Ten onrechte geen pleidooi
Ook in de derde Transavia-zaak (BZ2867) volgt vernietiging van het vonnis van de kantonrechter. In die zaak had de kantonrechter Transavia niet toegelaten tot pleidooi, ondanks een tijdig gedaan verzoek daartoe. Transavia klaagt in cassatie dat de kantonrechter daarmee heeft gehandeld in strijd met art. 134 lid 1 Rv en art. 6 EVRM en stelt dat deze klacht valt onder art. 80 lid 1, aanhef en onder a RO.
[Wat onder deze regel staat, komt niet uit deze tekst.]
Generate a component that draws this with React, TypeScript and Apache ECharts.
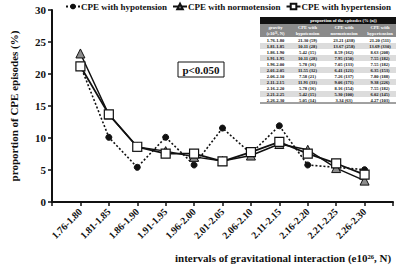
import React, { useEffect, useRef } from "react";
import * as echarts from "echarts";

const categories = ["1.76-1.80", "1.81-1.85", "1.86-1.90", "1.91-1.95", "1.96-2.00", "2.01-2.05", "2.06-2.10", "2.11-2.15", "2.16-2.20", "2.21-2.25", "2.26-2.30"];
const hypotension = [21.3, 10.11, 5.42, 10.11, 5.78, 11.55, 7.58, 11.91, 5.78, 5.42, 5.05];
const normotension = [23.21, 13.67, 8.59, 7.95, 7.05, 6.41, 7.26, 9.06, 8.16, 5.3, 3.34];
const hypertension = [21.2, 13.69, 8.63, 7.55, 7.55, 6.35, 7.8, 9.38, 7.55, 6.02, 4.27];
const hypoCounts = [59, 28, 15, 28, 16, 32, 21, 33, 16, 15, 14];
const normoCounts = [438, 258, 162, 150, 133, 121, 137, 171, 154, 100, 63];
const hyperCounts = [511, 330, 208, 182, 182, 153, 188, 226, 182, 145, 103];
const yTicks = { min: 0, max: 30, interval: 5 };

const FONT = "'Liberation Serif', 'Times New Roman', serif";

function buildTable() {
  const els: any[] = [];
  const x0 = 260, x1 = 396;
  const cols = [260, 291, 324, 364, 396];
  const centers = cols.slice(0, 4).map((c, i) => (c + cols[i + 1]) / 2);
  const top = 17;
  els.push({ type: "rect", shape: { x: x0, y: top, width: x1 - x0, height: 7 }, style: { fill: "#111" } });
  els.push({
    type: "text", x: (cols[1] + x1) / 2, y: top + 3.5,
    style: { text: "proportion of the episodes (% (n))", fill: "#fff", font: `bold 4.6px ${FONT}`, align: "center", verticalAlign: "middle" },
  });
  els.push({ type: "rect", shape: { x: x0, y: top + 7, width: x1 - x0, height: 13 }, style: { fill: "#8a8a8a" } });
  const heads = [["gravity", "(e10²⁶, N)"], ["CPE with", "hypotension"], ["CPE with", "normotension"], ["CPE with", "hypertension"]];
  heads.forEach((h, i) => {
    h.forEach((t, j) => {
      els.push({
        type: "text", x: centers[i], y: top + 10.5 + j * 5.5,
        style: { text: t, fill: "#fff", font: `bold 4.6px ${FONT}`, align: "center", verticalAlign: "middle" },
      });
    });
  });
  const rowTop = top + 20;
  const rh = 6;
  categories.forEach((c, r) => {
    const y = rowTop + r * rh;
    if (r % 2 === 1) {
      els.push({ type: "rect", shape: { x: x0, y, width: x1 - x0, height: rh }, style: { fill: "#dcdcdc" } });
    }
    const cells = [
      c,
      `${hypotension[r].toFixed(2)} (${hypoCounts[r]})`,
      `${normotension[r].toFixed(2)} (${normoCounts[r]})`,
      `${hypertension[r].toFixed(2)} (${hyperCounts[r]})`,
    ];
    cells.forEach((t, i) => {
      els.push({
        type: "text", x: centers[i], y: y + rh / 2,
        style: { text: t, fill: "#111", font: `bold 4.6px ${FONT}`, align: "center", verticalAlign: "middle" },
      });
    });
  });
  els.push({ type: "line", shape: { x1: x0, y1: rowTop + 11 * rh, x2: x1, y2: rowTop + 11 * rh }, style: { stroke: "#111", lineWidth: 0.8 } });
  return els;
}

export default function App() {
  const ref = useRef<HTMLDivElement>(null);
  useEffect(() => {
    if (!ref.current) return;
    const chart = echarts.init(ref.current, null, { renderer: "svg" });
    const xCats = ["", ...categories, ""];
    const toData = (v: number[]) => categories.map((c, i) => [c, v[i]]);
    chart.setOption({
      animation: false,
      backgroundColor: "#fff",
      textStyle: { fontFamily: FONT },
      grid: { left: 52, right: 5, top: 10, bottom: 67, containLabel: false },
      legend: {
        top: 2,
        left: 65,
        width: 360,
        padding: 0,
        itemGap: 5,
        itemWidth: 14,
        itemHeight: 7,
        textStyle: { fontFamily: FONT, fontWeight: "bold", fontSize: 9, color: "#111", padding: [0, 0, 0, -4] },
        data: ["CPE with hypotension", "CPE with normotension", "CPE with hypertension"],
      },
      xAxis: {
        type: "category",
        data: xCats,
        boundaryGap: false,
        axisLine: { lineStyle: { color: "#111", width: 2 } },
        axisTick: { show: true, length: 4, lineStyle: { color: "#111", width: 1.5 }, interval: 0 },
        axisLabel: { interval: 0, rotate: 45, margin: 8, color: "#111", fontFamily: FONT, fontWeight: "bold", fontSize: 10 },
        splitLine: { show: false },
      },
      yAxis: {
        type: "value",
        min: yTicks.min,
        max: yTicks.max,
        interval: yTicks.interval,
        name: "proportion of CPE episodes (%)",
        nameLocation: "middle",
        nameGap: 33,
        nameTextStyle: { fontFamily: FONT, fontWeight: "bold", fontSize: 11, color: "#111" },
        axisLine: { show: true, lineStyle: { color: "#111", width: 2 } },
        axisTick: { show: true, length: 4, lineStyle: { color: "#111", width: 1.5 } },
        axisLabel: { margin: 6, color: "#111", fontFamily: FONT, fontWeight: "bold", fontSize: 11 },
        splitLine: { show: false },
      },
      series: [
        {
          name: "CPE with hypotension",
          type: "line",
          data: toData(hypotension),
          symbol: "circle",
          symbolSize: 6,
          itemStyle: { color: "#111", borderColor: "#111" },
          lineStyle: { color: "#111", width: 1.6, type: [2, 2] },
          z: 2,
        },
        {
          name: "CPE with normotension",
          type: "line",
          data: toData(normotension),
          symbol: "triangle",
          symbolSize: 9,
          itemStyle: { color: "#8c8c8c", borderColor: "#111", borderWidth: 1 },
          lineStyle: { color: "#111", width: 1.5 },
          z: 3,
        },
        {
          name: "CPE with hypertension",
          type: "line",
          data: toData(hypertension),
          symbol: "rect",
          symbolSize: 9,
          itemStyle: { color: "#fff", borderColor: "#111", borderWidth: 1.2 },
          lineStyle: { color: "#111", width: 1.8 },
          z: 4,
        },
      ],
      graphic: [
        {
          type: "group",
          children: [
            { type: "rect", shape: { x: 178, y: 62, width: 46, height: 15 }, style: { fill: "#fff", stroke: "#111", lineWidth: 1 } },
            { type: "text", x: 201, y: 70, style: { text: "p<0.050", font: `bold 11px ${FONT}`, fill: "#111", align: "center", verticalAlign: "middle" } },
          ],
        },
        {
          type: "text",
          x: 175,
          y: 258,
          style: { text: "intervals of gravitational interaction (e10²⁶, N)", font: `bold 11px ${FONT}`, fill: "#111", verticalAlign: "middle" },
        },
        { type: "group", children: buildTable() },
      ],
    });
    return () => chart.dispose();
  }, []);
  return <div ref={ref} style={{ width: 398, height: 269, position: "absolute", left: 0, top: 0 }} />;
}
In zijn eerdere conclusie (LJN BW5520) concludeerde A-G Vlas reeds dat deze klacht terecht was voorgesteld omdat de beslissing van de kantonrechter onbegrijpelijk is (en dus een motiveringsgebrek in de zin van art. 80 Wet RO oplevert) nu geen aandacht is besteed aan het verzoek van Transavia tot het houden van pleidooi.
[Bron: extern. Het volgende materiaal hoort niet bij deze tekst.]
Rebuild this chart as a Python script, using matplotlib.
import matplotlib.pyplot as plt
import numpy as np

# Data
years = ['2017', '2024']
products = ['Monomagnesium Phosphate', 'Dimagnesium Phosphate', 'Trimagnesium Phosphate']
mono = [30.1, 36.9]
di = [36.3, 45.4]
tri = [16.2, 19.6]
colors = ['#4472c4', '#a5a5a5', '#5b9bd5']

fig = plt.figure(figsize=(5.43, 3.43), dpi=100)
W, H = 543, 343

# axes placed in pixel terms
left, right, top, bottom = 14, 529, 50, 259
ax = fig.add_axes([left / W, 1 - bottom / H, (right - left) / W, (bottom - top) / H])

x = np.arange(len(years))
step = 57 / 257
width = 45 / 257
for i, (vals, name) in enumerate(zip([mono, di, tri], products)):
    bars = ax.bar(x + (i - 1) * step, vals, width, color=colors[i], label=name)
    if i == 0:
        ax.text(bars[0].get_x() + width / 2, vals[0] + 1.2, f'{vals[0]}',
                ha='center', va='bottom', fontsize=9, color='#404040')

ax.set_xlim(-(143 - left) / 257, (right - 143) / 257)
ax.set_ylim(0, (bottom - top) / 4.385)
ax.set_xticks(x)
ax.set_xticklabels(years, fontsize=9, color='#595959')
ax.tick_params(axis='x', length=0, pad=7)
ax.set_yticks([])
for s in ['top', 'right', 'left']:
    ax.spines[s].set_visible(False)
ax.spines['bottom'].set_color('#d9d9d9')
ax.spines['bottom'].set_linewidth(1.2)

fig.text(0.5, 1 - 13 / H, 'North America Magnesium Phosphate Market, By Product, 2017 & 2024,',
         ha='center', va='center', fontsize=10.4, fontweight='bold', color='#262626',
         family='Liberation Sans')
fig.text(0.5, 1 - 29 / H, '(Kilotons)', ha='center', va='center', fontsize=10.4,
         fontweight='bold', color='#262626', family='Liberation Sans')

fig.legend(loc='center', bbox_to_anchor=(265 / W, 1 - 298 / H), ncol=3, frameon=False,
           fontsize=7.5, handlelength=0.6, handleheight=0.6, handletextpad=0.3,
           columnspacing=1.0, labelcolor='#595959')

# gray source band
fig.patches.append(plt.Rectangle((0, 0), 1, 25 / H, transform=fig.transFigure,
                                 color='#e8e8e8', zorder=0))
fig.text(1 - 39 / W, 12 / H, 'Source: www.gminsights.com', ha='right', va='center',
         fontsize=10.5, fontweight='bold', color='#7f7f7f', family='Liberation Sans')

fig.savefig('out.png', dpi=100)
In lijn met de conclusie oordeelt de Hoge Raad dat de klacht terecht is voorgesteld, onder verwijzing naar de motiveringseisen die gelden voor afwijzing van een verzoek om pleidooi:
“2.5.2 Deze klacht slaagt. Transavia heeft, blijkens de door haar overgelegde, correct geadresseerde, kennelijk succesvol verzonden faxberichten, tijdig, namelijk kort nadat de zaak voor de eerste maal naar de rol was verwezen voor vonnis, verzocht de zaak te mogen bepleiten. Op grond van het bepaalde in art. 134 lid 1 Rv hebben partijen in beginsel het recht hun standpunten bij pleidooi toe te lichten. Een verzoek om de zaak te mogen bepleiten zal slechts in zeer uitzonderlijke gevallen mogen worden geweigerd. Daartoe is noodzakelijk dat van de zijde van de wederpartij tegen toewijzing van het verzoek klemmende redenen worden aangevoerd of dat toewijzing van het verzoek strijdig zou zijn met de eisen van een goede procesorde. In elk van beide hiervoor bedoelde gevallen zal de rechter zijn redenen voor de afwijzing van het verzoek uitdrukkelijk moeten vermelden en zijn beslissing daaromtrent deugdelijk moeten motiveren (HR 27 januari 2012, LJN BU8513, NJ 2012/76). Nu het ervoor moet worden gehouden dat van de zijde van de passagiers tegen het verzoek van Transavia geen bezwaar is gemaakt en de kantonrechter niet heeft overwogen dat toewijzing van het verzoek strijdig zou zijn met de eisen van een goede procesorde, is de klacht terecht voorgesteld. Het hof waarnaar de zaak wordt verwezen zal partijen tot pleidooi moeten toelaten.”
Hof Amsterdam
De drie Transavia-zaken zijn verwezen naar Hof Amsterdam ter verdere behandeling en beslissing. De verwijzing naar het hof vloeit voort uit art. 423 sub 1 Rv. Daarin is de (veelvuldig gebruikte) discretionaire bevoegdheid van de Hoge Raad opgenomen om bij vernietiging van een uitspraak de zaak niet terug te verwijzen naar de rechter wiens uitspraak vernietigd is (art. 422a Rv), maar deze door te verwijzen naar een andere rechter. Gaat het om een vonnis van de rechtbank (hier: sector kanton) dan wordt de zaak verwezen naar het hof van het ressort waarvan de rechtbank onderdeel is.